Prompt: Retype only what runs from the first line of the listing to the line holding "labelsize=12.5, pad=9, labelcolor=txt_col)", both included. Do not retype the pictures.
* BEGIN Supplied data *
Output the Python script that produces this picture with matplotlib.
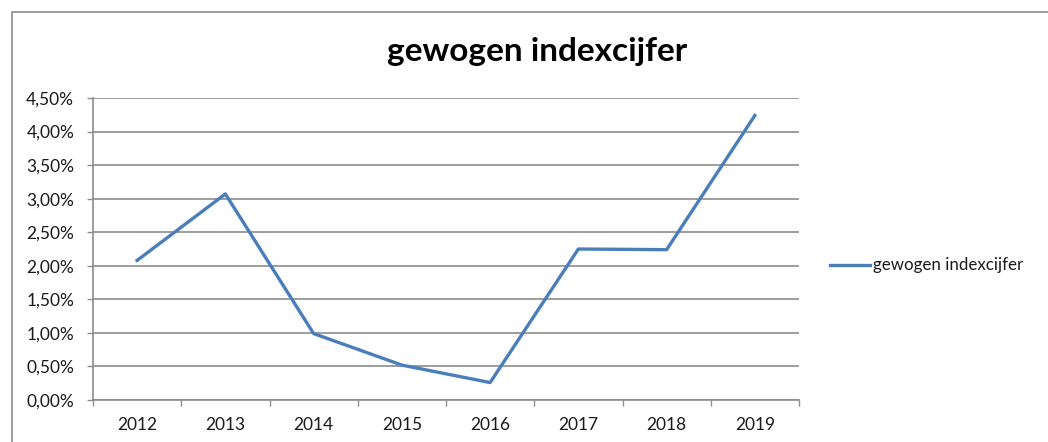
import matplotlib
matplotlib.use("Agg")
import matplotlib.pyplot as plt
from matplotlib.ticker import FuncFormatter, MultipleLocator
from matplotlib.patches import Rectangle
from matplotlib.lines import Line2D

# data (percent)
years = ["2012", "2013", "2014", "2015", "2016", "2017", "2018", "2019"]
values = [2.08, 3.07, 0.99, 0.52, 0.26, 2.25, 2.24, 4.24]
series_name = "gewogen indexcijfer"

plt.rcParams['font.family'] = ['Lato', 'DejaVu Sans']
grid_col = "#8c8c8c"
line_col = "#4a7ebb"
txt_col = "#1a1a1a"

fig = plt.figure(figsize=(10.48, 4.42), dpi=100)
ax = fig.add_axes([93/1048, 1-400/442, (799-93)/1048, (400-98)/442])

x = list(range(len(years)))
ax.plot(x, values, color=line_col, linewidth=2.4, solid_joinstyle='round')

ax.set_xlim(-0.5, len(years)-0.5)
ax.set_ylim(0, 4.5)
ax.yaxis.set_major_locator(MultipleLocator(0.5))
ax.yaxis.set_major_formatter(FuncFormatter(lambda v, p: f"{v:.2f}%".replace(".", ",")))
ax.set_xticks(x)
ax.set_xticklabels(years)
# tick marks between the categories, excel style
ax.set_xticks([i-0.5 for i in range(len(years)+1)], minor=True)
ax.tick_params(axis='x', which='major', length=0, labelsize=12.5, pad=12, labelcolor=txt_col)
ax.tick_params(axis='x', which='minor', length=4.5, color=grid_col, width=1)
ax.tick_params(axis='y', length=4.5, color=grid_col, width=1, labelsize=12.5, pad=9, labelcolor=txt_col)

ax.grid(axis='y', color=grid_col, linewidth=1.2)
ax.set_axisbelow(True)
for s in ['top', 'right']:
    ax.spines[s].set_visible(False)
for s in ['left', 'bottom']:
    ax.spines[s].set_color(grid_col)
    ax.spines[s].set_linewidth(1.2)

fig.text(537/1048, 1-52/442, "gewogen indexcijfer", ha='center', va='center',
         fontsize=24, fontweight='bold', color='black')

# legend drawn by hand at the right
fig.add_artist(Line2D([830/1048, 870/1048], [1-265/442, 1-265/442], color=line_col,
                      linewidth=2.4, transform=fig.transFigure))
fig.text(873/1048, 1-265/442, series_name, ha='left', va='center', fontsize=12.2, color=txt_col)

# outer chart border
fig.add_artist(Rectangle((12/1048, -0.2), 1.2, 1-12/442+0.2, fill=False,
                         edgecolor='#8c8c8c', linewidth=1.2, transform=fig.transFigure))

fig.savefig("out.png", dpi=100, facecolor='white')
* END Supplied data *
Exercise result:
Output the Python script that produces this picture with matplotlib.
import matplotlib
matplotlib.use("Agg")
import matplotlib.pyplot as plt
from matplotlib.ticker import FuncFormatter, MultipleLocator
from matplotlib.patches import Rectangle
from matplotlib.lines import Line2D

# data (percent)
years = ["2012", "2013", "2014", "2015", "2016", "2017", "2018", "2019"]
values = [2.08, 3.07, 0.99, 0.52, 0.26, 2.25, 2.24, 4.24]
series_name = "gewogen indexcijfer"

plt.rcParams['font.family'] = ['Lato', 'DejaVu Sans']
grid_col = "#8c8c8c"
line_col = "#4a7ebb"
txt_col = "#1a1a1a"

fig = plt.figure(figsize=(10.48, 4.42), dpi=100)
ax = fig.add_axes([93/1048, 1-400/442, (799-93)/1048, (400-98)/442])

x = list(range(len(years)))
ax.plot(x, values, color=line_col, linewidth=2.4, solid_joinstyle='round')

ax.set_xlim(-0.5, len(years)-0.5)
ax.set_ylim(0, 4.5)
ax.yaxis.set_major_locator(MultipleLocator(0.5))
ax.yaxis.set_major_formatter(FuncFormatter(lambda v, p: f"{v:.2f}%".replace(".", ",")))
ax.set_xticks(x)
ax.set_xticklabels(years)
# tick marks between the categories, excel style
ax.set_xticks([i-0.5 for i in range(len(years)+1)], minor=True)
ax.tick_params(axis='x', which='major', length=0, labelsize=12.5, pad=12, labelcolor=txt_col)
ax.tick_params(axis='x', which='minor', length=4.5, color=grid_col, width=1)
ax.tick_params(axis='y', length=4.5, color=grid_col, width=1, labelsize=12.5, pad=9, labelcolor=txt_col)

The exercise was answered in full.